The European Central Bank (ECB) is reportedly taking steps to simplify Europe’s complex banking regulations by establishing a dedicated task force. Chaired by ECB Vice President Luis de Guindos, the group will work to assess and streamline the existing framework, with input from central bank governors of major EU nations.
A Strategic Move for Simplicity
Reports indicate that the task force’s creation comes in response to growing concerns over the increasingly convoluted set of banking rules that European institutions must navigate. Although the ECB itself cannot directly change regulations—since these are governed by the European Union—the task force is expected to present proposals that could prompt significant legislative reform. This push for simplification has garnered the attention of European leaders, who argue that the complexity of current banking regulations may be hindering efficiency and economic growth.
In a letter sent earlier this year, central bank governors from Germany, France, Italy, and Spain voiced their concerns about the “unduly complex” nature of the rules and called for a comprehensive review of the regulations. They noted that a thorough analysis should be conducted to determine if these regulations add unnecessary layers of requirements that could be streamlined or removed. According to the governors, such a review could potentially lead to a legislative proposal that includes concrete and realistic measures to simplify the regulatory framework.
ECB’s View on the Complexities of Banking Rules
While the push for simplification is gaining momentum, not all stakeholders agree that the current level of complexity is detrimental. ECB Chief Supervisor Claudia Buch, speaking at an event in Washington, defended Europe’s existing banking rules. She emphasized that while some may argue the regulations are too intricate, it is necessary for the rules to be detailed in order to effectively address the industry’s vulnerabilities and specific needs. Buch’s remarks suggest that the balance between detailed regulations and the desire for simplicity remains a key point of contention.
The complexity of the banking landscape in Europe, particularly in relation to financial institutions’ obligations and operational standards, has long been an issue of concern for both regulators and banks. However, the central bank governors argue that the current system, with its layers of rules, may be too burdensome, making it difficult for smaller institutions to compete and increasing compliance costs for the industry as a whole.
The Path Forward: What’s at Stake?
The creation of the task force and the call for simplification are not just about making life easier for banks; they are also part of a broader effort to ensure the long-term stability of the European financial system. Simplifying regulations could help banks operate more efficiently, better manage risks, and improve their ability to serve customers. For consumers, less red tape could translate into more accessible and affordable financial services.
Yet, with European banking regulations already among the most detailed in the world, the question remains whether it’s possible to find the right balance between simplicity and sufficient oversight. Europe’s banking sector is known for its strong regulatory approach, which has been a key factor in maintaining financial stability across the region.

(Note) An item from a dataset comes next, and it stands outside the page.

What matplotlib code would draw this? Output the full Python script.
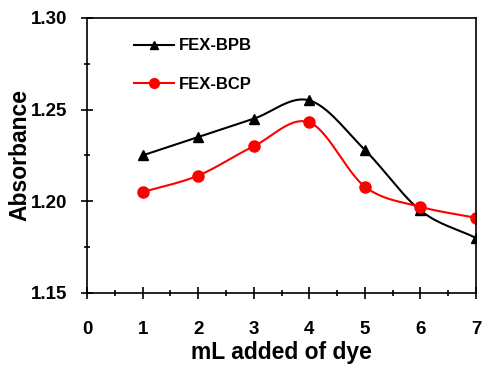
import matplotlib
matplotlib.use("Agg")
import matplotlib.pyplot as plt
import numpy as np

plt.rcParams["font.family"] = ["Liberation Sans", "DejaVu Sans"]
plt.rcParams["font.weight"] = "bold"

dye_ml = [1, 2, 3, 4, 5, 6, 7]
fex_bpb = [1.225, 1.235, 1.245, 1.255, 1.228, 1.195, 1.180]
fex_bcp = [1.205, 1.214, 1.230, 1.243, 1.208, 1.197, 1.191]


def smooth(x, y, n=30):
    # Catmull-Rom spline through the points, like a smoothed-line chart
    x = np.asarray(x, float)
    y = np.asarray(y, float)
    px = np.concatenate([[2 * x[0] - x[1]], x, [2 * x[-1] - x[-2]]])
    py = np.concatenate([[2 * y[0] - y[1]], y, [2 * y[-1] - y[-2]]])
    xs, ys = [], []
    t = np.linspace(0, 1, n)
    for i in range(1, len(px) - 2):
        for p, out in ((px, xs), (py, ys)):
            p0, p1, p2, p3 = p[i - 1], p[i], p[i + 1], p[i + 2]
            out.extend(0.5 * (2 * p1 + (-p0 + p2) * t
                              + (2 * p0 - 5 * p1 + 4 * p2 - p3) * t ** 2
                              + (-p0 + 3 * p1 - 3 * p2 + p3) * t ** 3))
    return xs, ys


fig = plt.figure(figsize=(5, 3.8), dpi=100)
ax = fig.add_axes([0.174, 0.229, 0.778, 0.724])

for vals, color, marker, ms, lms, label in [
    (fex_bpb, "black", "^", 7, 6, "FEX-BPB"),
    (fex_bcp, "red", "o", 8, 7, "FEX-BCP"),
]:
    sx, sy = smooth(dye_ml, vals)
    ax.plot(sx, sy, color=color, linewidth=1.5)
    ax.plot(dye_ml, vals, linestyle="none", marker=marker, markersize=ms, color=color)
    ax.plot([], [], color=color, marker=marker, markersize=lms, linewidth=1.5, label=label)

ax.set_xlim(0, 7)
ax.set_ylim(1.15, 1.30)
ax.set_xticks(range(0, 8))
ax.set_xticks(np.arange(0.5, 7, 1), minor=True)
ax.set_yticks([1.15, 1.20, 1.25, 1.30])
ax.set_yticks([1.175, 1.225, 1.275], minor=True)
ax.yaxis.set_major_formatter(matplotlib.ticker.FormatStrFormatter("%.2f"))
ax.tick_params(which="both", direction="inout", width=1.2, labelsize=13.5)
ax.tick_params(axis="y", pad=10)
ax.tick_params(axis="x", pad=16)
ax.tick_params(which="major", length=8)
ax.tick_params(which="minor", length=5)
for s in ax.spines.values():
    s.set_linewidth(1.2)

ax.set_xlabel("mL added of dye", fontsize=16.5, fontweight="bold", labelpad=2)
ax.set_ylabel("Absorbance", fontsize=16.5, fontweight="bold", labelpad=0)

ax.legend(loc="upper left", bbox_to_anchor=(0.082, 0.98), frameon=False,
          fontsize=12, handlelength=2.4, labelspacing=1.4, handletextpad=0.3)

fig.savefig("out.png", dpi=100)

Shifting Views on Regulatory Openness
The debate over regulation extends beyond Europe. In the United States, two of the nation’s most influential regulators, the Federal Reserve and the Federal Deposit Insurance Corporation (FDIC), have recently taken steps to relax restrictions on banks’ involvement with cryptocurrencies. This shift is being viewed as part of a broader regulatory openness towards digital assets, signaling that banks may now engage in cryptocurrency activities as long as they operate within legal boundaries and ensure proper risk management.
This decision by U.S. regulators to ease concerns over crypto engagement could also serve as a signal to European regulators that a more flexible and open approach to innovation might be possible, without compromising financial stability. While Europe is still grappling with its own banking regulation issues, the growing global trend towards modernizing financial oversight could put additional pressure on the ECB and EU lawmakers to adopt a similar stance in the near future.
The Future of European Banking Regulation
Ultimately, Europe’s approach to banking regulation may be at a crossroads. The task force’s efforts are set to play a pivotal role in shaping how banking rules evolve in the coming years. As discussions unfold, one thing is clear: the landscape for European financial institutions is likely to change, though how far the simplification goes and whether it will lead to broader changes across the EU remains to be seen.
For now, all eyes are on the task force’s recommendations and the potential legislative action that could follow. If successful, the push for simplification may result in a more adaptable, competitive, and consumer-friendly banking sector across Europe, ensuring that it remains resilient in the face of new challenges, whether they are technological, economic, or geopolitical.